2. This document, as a companion of draft-ietf-sidr-bgpsec-protocol, is the 
only place where Operational (or Management) Considerations are discussed.  
However, important items recommended in RFC5706 (Guidelines for Considering 
Operations and Management of New Protocols and Protocol Extensions), such as 
migration or fault management are not covered anywhere.  Given the tone and 
current content of this document, I don’t think extending it is the way forward 
-- so, in my review of draft-ietf-sidr-bgpsec-protocol [1], I asked the authors 
to include an Operations and Management Section there and to consider using 
this document as the base.  Merging this document into 
draft-ietf-sidr-bgpsec-protocol is an action that the 
WG/authors/Chairs/Shepherds should consider.  While that is my preferred 
solution, I will move forward with publication of this document if that is the 
consensus.

Thanks!

Alvaro.

[1] https://mailarchive.ietf.org/arch/msg/sidr/UOSfI4drrFvnO7271ivU3j9RFm4


Major:
M1. In Section 5, you wrote: “As they are not formally verifiable, an eBGP 
listener SHOULD NOT strongly trust unsigned security markings such as 
communities received across a trust boundary.”  After reading this piece of 
text several times, I think I picked up on the subtle message: don’t trust 
unsigned *security markings* -- vs what I got from the first n-1 readings: 
don’t trust communities.  I think that this paragraph would greatly benefit 
from more details or an example related to security markings.
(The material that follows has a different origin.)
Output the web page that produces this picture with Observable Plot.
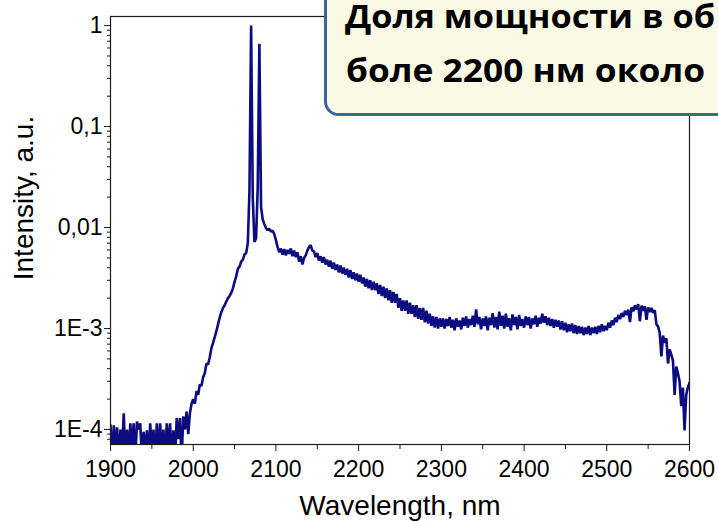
<!DOCTYPE html>
<html>
<head>
<meta charset="utf-8">
<script src="https://cdn.jsdelivr.net/npm/d3@7"></script>
<script src="https://cdn.jsdelivr.net/npm/@observablehq/plot@0.6"></script>
<style>
  html, body { margin: 0; padding: 0; background: #fff; }
  #chart { width: 718px; height: 522px; overflow: hidden; }
</style>
</head>
<body>
<div id="chart"></div>
<script>
// Supercontinuum spectrum, sampled every 2 nm from 1900 nm to 2600 nm.
const startNm = 1900;
const stepNm = 2;

// Noise floor of the detector, 1900–1998 nm
const baseline1900to1998 = [
  1.1e-4, 5e-5, 1.1e-4, 6e-5, 1.05e-4, 5e-5, 1.0e-4, 6e-5, 1.45e-4, 5e-5,
  1.0e-4, 5.5e-5, 1.15e-4, 6e-5, 1.15e-4, 5e-5, 1.2e-4, 1.0e-4, 1.15e-4, 5e-5,
  9.5e-5, 5.5e-5, 9.8e-5, 5e-5, 1.15e-4, 6e-5, 1.0e-4, 5e-5, 1.15e-4, 5e-5,
  1.15e-4, 6e-5, 1.0e-4, 5e-5, 1.15e-4, 6e-5, 1.15e-4, 5e-5, 9.8e-5, 5e-5,
  1.3e-4, 8e-5, 1.3e-4, 5e-5, 1.35e-4, 1.0e-4, 1.5e-4, 9e-5, 1.45e-4, 1.8e-4
];

// Steep rise and the two pump lines, 2000–2098 nm
const rise2000to2098 = [
  2.0e-4, 1.8e-4, 2.4e-4, 2.2e-4, 2.8e-4, 2.7e-4, 3.3e-4, 3.6e-4, 4.5e-4, 4.4e-4,
  5.2e-4, 6.4e-4, 7.2e-4, 8.2e-4, 9.4e-4, 1.1e-3, 1.28e-3, 1.45e-3, 1.6e-3, 1.7e-3,
  1.85e-3, 2.0e-3, 2.1e-3, 2.25e-3, 2.5e-3, 2.9e-3, 3.3e-3, 3.9e-3, 4.1e-3, 4.6e-3,
  4.8e-3, 5.4e-3, 5.6e-3, 7.0e-3, 0.023, 1.0, 0.02, 0.0072, 0.0078, 0.025,
  0.66, 0.016, 0.012, 0.0108, 0.0099, 0.0094, 0.0097, 0.0091, 0.0093, 0.0086
];

// Gradual decay, 2100–2198 nm
const slope2100to2198 = [
  0.0075, 0.0064, 0.0057, 0.0062, 0.0054, 0.0061, 0.0053, 0.0060, 0.0055, 0.0062,
  0.0052, 0.0059, 0.0051, 0.0057, 0.0046, 0.0052, 0.0043, 0.0050, 0.0053, 0.0059,
  0.0064, 0.0067, 0.0059, 0.0058, 0.0051, 0.0056, 0.0047, 0.0052, 0.0045, 0.0051,
  0.0043, 0.0048, 0.0041, 0.0047, 0.0039, 0.0045, 0.0038, 0.0043, 0.0036, 0.0042,
  0.0035, 0.0040, 0.0034, 0.0039, 0.0032, 0.0038, 0.0031, 0.0036, 0.0030, 0.0035
];

// Gradual decay, 2200–2298 nm
const slope2200to2298 = [
  0.0029, 0.0034, 0.0028, 0.0032, 0.0026, 0.0031, 0.0025, 0.0030, 0.0024, 0.0029,
  0.0024, 0.0028, 0.0022, 0.0027, 0.0021, 0.0026, 0.0020, 0.0025, 0.0019, 0.0024,
  0.0018, 0.0023, 0.0018, 0.0022, 0.0016, 0.0020, 0.0015, 0.0019, 0.0015, 0.0019,
  0.0014, 0.0018, 0.0014, 0.0017, 0.0013, 0.0017, 0.00125, 0.0016, 0.00122, 0.0016,
  0.00115, 0.0015, 0.00112, 0.0014, 0.00106, 0.00132, 0.00102, 0.0013, 0.00100, 0.00126
];

// Flat region, 2300–2398 nm
const plateau2300to2398 = [
  0.00104, 0.00126, 0.00100, 0.00124, 0.00106, 0.00130, 0.00102, 0.00122, 0.00096, 0.00126,
  0.00104, 0.00120, 0.00098, 0.00128, 0.00106, 0.00132, 0.00102, 0.00124, 0.00108, 0.00134,
  0.00104, 0.00155, 0.00110, 0.00130, 0.00098, 0.00126, 0.00106, 0.00132, 0.00096, 0.00128,
  0.00108, 0.00142, 0.00102, 0.00130, 0.00098, 0.00147, 0.00106, 0.00134, 0.00100, 0.00140,
  0.00104, 0.00126, 0.00096, 0.00138, 0.00108, 0.00130, 0.00098, 0.00136, 0.00106, 0.00124
];

// Flat region, 2400–2498 nm
const plateau2400to2498 = [
  0.00102, 0.00132, 0.00108, 0.00130, 0.00100, 0.00126, 0.00110, 0.00134, 0.00104, 0.00128,
  0.00112, 0.00140, 0.00114, 0.00132, 0.00108, 0.00128, 0.00106, 0.00124, 0.00102, 0.00122,
  0.00104, 0.00120, 0.00098, 0.00118, 0.00096, 0.00114, 0.00092, 0.00110, 0.00094, 0.00112,
  0.00090, 0.00108, 0.00088, 0.00106, 0.00090, 0.00104, 0.00086, 0.00102, 0.00088, 0.00106,
  0.00086, 0.00102, 0.00090, 0.00104, 0.00088, 0.00106, 0.00092, 0.00110, 0.00094, 0.00106
];

// Long-wavelength hump and cut-off, 2500–2600 nm
const edge2500to2600 = [
  0.00096, 0.00114, 0.00102, 0.00120, 0.00108, 0.00128, 0.00116, 0.00136, 0.00124, 0.00142,
  0.00130, 0.00150, 0.00136, 0.00154, 0.00116, 0.00162, 0.00148, 0.00170, 0.00154, 0.00174,
  0.00118, 0.00168, 0.00150, 0.00166, 0.00122, 0.00162, 0.00146, 0.00160, 0.00143, 0.00152,
  0.00110, 0.00105, 0.00090, 0.00053, 0.00085, 0.00072, 0.00080, 0.00045, 0.00062, 0.00055,
  0.00048, 0.00022, 0.00042, 0.00036, 0.00030, 0.00017, 0.00026, 0.000098, 0.00022, 0.00026,
  0.00029
];

// Axis ticks and labels
const xTicks = [1900, 2000, 2100, 2200, 2300, 2400, 2500, 2600];
const xMinorTicks = [1950, 2050, 2150, 2250, 2350, 2450, 2550];
const yTicks = [1e-4, 1e-3, 0.01, 0.1, 1];
const yTickLabels = ["1E-4", "1E-3", "0,01", "0,1", "1"];
const yMinorMultipliers = [2, 3, 4, 5, 6, 7, 8, 9];
const yMinorTicks = [8e-5, 9e-5].concat(
  ...[1e-4, 1e-3, 0.01, 0.1].map(dec => yMinorMultipliers.map(m => m * dec))
);

const xTitle = "Wavelength, nm";
const yTitle = "Intensity, a.u.";
const noteLines = ["Доля мощности в об", "боле 2200 нм около"];

const intensity = [].concat(
  baseline1900to1998, rise2000to2098, slope2100to2198, slope2200to2298,
  plateau2300to2398, plateau2400to2498, edge2500to2600
);
const spectrum = intensity.map((v, i) => ({wl: startNm + stepNm * i, v}));

const ink = "#1c1c1c";
const font = '"Liberation Sans", Arial, sans-serif';

const chart = Plot.plot({
  width: 718,
  height: 522,
  marginLeft: 110,
  marginRight: 29,
  marginTop: 16,
  marginBottom: 78,
  style: {fontFamily: font, fontSize: "23px", color: "#000", background: "#fff"},
  x: {domain: [1900, 2600]},
  y: {type: "log", domain: [7.1e-5, 1.23]},
  marks: [
    Plot.line(spectrum, {x: "wl", y: "v", stroke: "#0c0c80", strokeWidth: 2.6,
                         strokeLinejoin: "miter", clip: true}),
    Plot.frame({stroke: ink, strokeWidth: 1.2}),
    Plot.axisX({ticks: xTicks, tickSize: 7, tickPadding: 9, fontSize: 23, label: null,
                stroke: ink, tickFormat: d => String(d)}),
    Plot.axisX({ticks: xMinorTicks, tickSize: 5, label: null, stroke: ink, tickFormat: () => ""}),
    Plot.axisY({ticks: yTicks, tickSize: 6, tickPadding: 2, fontSize: 23, label: null,
                stroke: ink, tickFormat: d => yTickLabels[yTicks.indexOf(d)]}),
    Plot.axisY({ticks: yMinorTicks, tickSize: 3, label: null, stroke: ink, tickFormat: () => ""})
  ]
});

document.getElementById("chart").appendChild(chart);

const svg = d3.select(chart);

// Axis titles
svg.append("text")
  .attr("x", 400).attr("y", 515)
  .attr("text-anchor", "middle")
  .style("font-family", font).style("font-size", "28px").attr("fill", "#000")
  .text(xTitle);

svg.append("text")
  .attr("transform", "translate(33,198) rotate(-90)")
  .attr("text-anchor", "middle")
  .style("font-family", font).style("font-size", "28px").attr("fill", "#000")
  .text(yTitle);

// Callout note in the upper right corner
const noteFont = '"Open Sans", "Noto Sans", sans-serif';
const note = svg.append("g").attr("text-anchor", "start");
note.append("rect")
  .attr("x", 325.5).attr("y", -30).attr("width", 430).attr("height", 144.5)
  .attr("rx", 13).attr("ry", 13)
  .attr("fill", "#fafae4").attr("stroke", "#3b659b").attr("stroke-width", 3);
note.append("text")
  .attr("x", 345).attr("y", 28)
  .attr("text-anchor", "start")
  .attr("textLength", 370).attr("lengthAdjust", "spacingAndGlyphs")
  .style("font-family", noteFont)
  .style("font-weight", 700).style("font-size", "32px").attr("fill", "#000")
  .text(noteLines[0]);
note.append("text")
  .attr("x", 346).attr("y", 82)
  .attr("text-anchor", "start")
  .attr("textLength", 359).attr("lengthAdjust", "spacingAndGlyphs")
  .style("font-family", noteFont)
  .style("font-weight", 700).style("font-size", "33px").attr("fill", "#000")
  .text(noteLines[1]);
</script>
</body>
</html>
M2. In Section 7. (Routing Policy): “As BGPsec will be rolled out over…a long 
time.  Hence a normal operator's policy SHOULD NOT be overly strict, perhaps 
preferring Valid paths and giving very low preference, but still using, Not 
Valid paths.”  This recommendation concerns me because “Not Valid” talks 
directly to the fact that the announcement is, well, not valid – vs just unable 
to be verified (because there’s no BGPsec_Path  attribute, for example).  The 
next sentence is a reflection of my concern: “Operators should be aware that 
accepting Not Valid announcements…will often be the equivalent of treating them 
as fully Valid.”  I-D.sidr-bgpsec-protocol suggests the same thing (in 5.1, 
pointing to this document).  I am left with the question: why validate at all 
if the BCP recommendation is to use all announcements no matter the state?  I 
obviously realize that it is still early days – maybe it is too early for a BCP 
document if the “practice” is not there yet…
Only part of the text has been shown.